*What is needed*: Reproduce, character for character, the lines below from the first through the one with "return (B - v) / (B - T)". Leave pictures out.

*Provided data*:
>>>
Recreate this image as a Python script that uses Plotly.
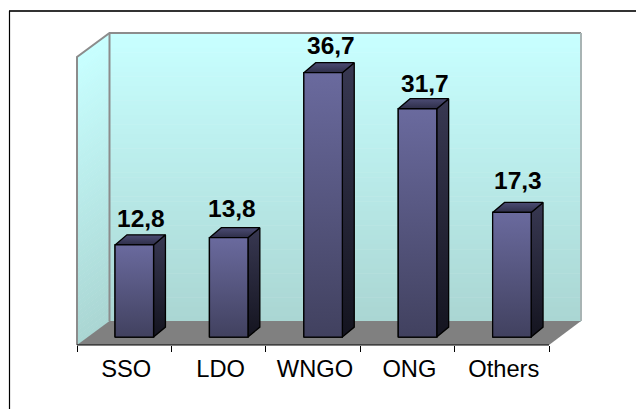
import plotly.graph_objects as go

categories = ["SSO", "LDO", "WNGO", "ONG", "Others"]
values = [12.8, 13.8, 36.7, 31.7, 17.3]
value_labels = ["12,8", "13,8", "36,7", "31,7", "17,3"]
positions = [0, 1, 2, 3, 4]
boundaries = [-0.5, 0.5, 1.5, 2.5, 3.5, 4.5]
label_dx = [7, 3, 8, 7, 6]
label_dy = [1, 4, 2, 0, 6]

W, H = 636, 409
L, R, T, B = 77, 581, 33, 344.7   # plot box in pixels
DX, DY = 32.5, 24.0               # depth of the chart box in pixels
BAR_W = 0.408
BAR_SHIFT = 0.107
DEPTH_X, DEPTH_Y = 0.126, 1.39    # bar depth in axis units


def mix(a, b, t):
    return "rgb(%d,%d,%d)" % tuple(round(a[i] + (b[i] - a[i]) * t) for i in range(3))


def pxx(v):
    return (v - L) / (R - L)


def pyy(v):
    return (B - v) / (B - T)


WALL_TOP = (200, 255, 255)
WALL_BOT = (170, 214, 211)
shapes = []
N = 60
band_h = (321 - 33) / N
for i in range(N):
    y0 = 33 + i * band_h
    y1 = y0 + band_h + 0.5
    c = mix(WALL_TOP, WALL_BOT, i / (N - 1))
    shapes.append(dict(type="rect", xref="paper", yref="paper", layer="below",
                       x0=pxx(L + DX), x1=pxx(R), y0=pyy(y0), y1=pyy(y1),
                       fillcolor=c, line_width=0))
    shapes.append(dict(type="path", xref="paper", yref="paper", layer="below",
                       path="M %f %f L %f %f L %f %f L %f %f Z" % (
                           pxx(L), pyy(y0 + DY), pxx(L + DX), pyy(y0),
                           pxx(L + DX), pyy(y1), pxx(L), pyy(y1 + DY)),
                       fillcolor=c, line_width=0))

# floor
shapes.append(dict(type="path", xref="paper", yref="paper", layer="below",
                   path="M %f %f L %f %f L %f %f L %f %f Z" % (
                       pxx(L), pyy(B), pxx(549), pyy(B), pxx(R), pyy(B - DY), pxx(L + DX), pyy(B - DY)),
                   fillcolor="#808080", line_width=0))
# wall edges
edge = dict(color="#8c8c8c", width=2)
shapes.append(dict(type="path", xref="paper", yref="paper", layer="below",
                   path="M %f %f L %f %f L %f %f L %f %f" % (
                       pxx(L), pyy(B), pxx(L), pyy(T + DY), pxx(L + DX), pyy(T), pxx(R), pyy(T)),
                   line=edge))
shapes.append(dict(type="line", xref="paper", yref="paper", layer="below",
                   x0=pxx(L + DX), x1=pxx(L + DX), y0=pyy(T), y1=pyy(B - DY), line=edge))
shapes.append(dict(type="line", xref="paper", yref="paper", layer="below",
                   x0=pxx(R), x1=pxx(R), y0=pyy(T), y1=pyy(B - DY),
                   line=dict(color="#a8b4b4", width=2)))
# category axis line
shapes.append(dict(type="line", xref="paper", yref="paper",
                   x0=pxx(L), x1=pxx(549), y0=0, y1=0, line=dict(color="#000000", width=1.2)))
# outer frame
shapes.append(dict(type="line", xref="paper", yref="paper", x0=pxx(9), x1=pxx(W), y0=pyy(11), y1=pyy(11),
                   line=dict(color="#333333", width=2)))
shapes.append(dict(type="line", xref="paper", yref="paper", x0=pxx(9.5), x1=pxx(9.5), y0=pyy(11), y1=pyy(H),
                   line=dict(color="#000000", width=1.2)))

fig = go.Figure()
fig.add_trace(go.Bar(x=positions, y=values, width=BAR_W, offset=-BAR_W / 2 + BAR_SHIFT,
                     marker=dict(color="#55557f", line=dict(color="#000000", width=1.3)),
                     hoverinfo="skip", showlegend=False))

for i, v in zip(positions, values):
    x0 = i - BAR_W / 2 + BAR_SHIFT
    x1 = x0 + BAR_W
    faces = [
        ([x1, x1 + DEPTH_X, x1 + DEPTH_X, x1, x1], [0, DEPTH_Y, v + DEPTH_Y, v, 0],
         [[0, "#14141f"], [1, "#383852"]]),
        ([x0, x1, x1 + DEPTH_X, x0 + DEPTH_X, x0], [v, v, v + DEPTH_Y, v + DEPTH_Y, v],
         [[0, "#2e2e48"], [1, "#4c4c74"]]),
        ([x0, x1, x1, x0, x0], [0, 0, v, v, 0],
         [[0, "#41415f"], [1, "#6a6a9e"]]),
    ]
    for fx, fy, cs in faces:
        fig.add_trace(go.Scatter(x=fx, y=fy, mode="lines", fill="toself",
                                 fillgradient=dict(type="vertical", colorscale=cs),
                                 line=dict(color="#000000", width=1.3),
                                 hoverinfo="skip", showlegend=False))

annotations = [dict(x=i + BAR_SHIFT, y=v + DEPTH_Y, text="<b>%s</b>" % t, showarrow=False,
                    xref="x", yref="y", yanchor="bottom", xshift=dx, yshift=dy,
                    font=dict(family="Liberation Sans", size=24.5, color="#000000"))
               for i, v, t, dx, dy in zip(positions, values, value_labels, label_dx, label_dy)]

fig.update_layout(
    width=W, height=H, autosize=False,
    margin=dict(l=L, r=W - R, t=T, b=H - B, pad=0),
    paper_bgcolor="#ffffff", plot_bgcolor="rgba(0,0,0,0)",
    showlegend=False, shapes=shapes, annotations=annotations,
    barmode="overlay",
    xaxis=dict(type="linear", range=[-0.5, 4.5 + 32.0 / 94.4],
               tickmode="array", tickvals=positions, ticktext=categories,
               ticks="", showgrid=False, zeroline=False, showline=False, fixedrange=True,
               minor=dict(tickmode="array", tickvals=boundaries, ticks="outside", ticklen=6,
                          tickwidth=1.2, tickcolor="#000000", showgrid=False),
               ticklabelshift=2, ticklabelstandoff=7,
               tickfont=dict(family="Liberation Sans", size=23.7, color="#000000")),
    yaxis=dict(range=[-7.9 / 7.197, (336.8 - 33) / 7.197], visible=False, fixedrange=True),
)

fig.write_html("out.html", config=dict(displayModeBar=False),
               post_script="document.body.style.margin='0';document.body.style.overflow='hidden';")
<<<
*Solution to this task*:
Recreate this image as a Python script that uses Plotly.
import plotly.graph_objects as go

categories = ["SSO", "LDO", "WNGO", "ONG", "Others"]
values = [12.8, 13.8, 36.7, 31.7, 17.3]
value_labels = ["12,8", "13,8", "36,7", "31,7", "17,3"]
positions = [0, 1, 2, 3, 4]
boundaries = [-0.5, 0.5, 1.5, 2.5, 3.5, 4.5]
label_dx = [7, 3, 8, 7, 6]
label_dy = [1, 4, 2, 0, 6]

W, H = 636, 409
L, R, T, B = 77, 581, 33, 344.7   # plot box in pixels
DX, DY = 32.5, 24.0               # depth of the chart box in pixels
BAR_W = 0.408
BAR_SHIFT = 0.107
DEPTH_X, DEPTH_Y = 0.126, 1.39    # bar depth in axis units


def mix(a, b, t):
    return "rgb(%d,%d,%d)" % tuple(round(a[i] + (b[i] - a[i]) * t) for i in range(3))


def pxx(v):
    return (v - L) / (R - L)


def pyy(v):
    return (B - v) / (B - T)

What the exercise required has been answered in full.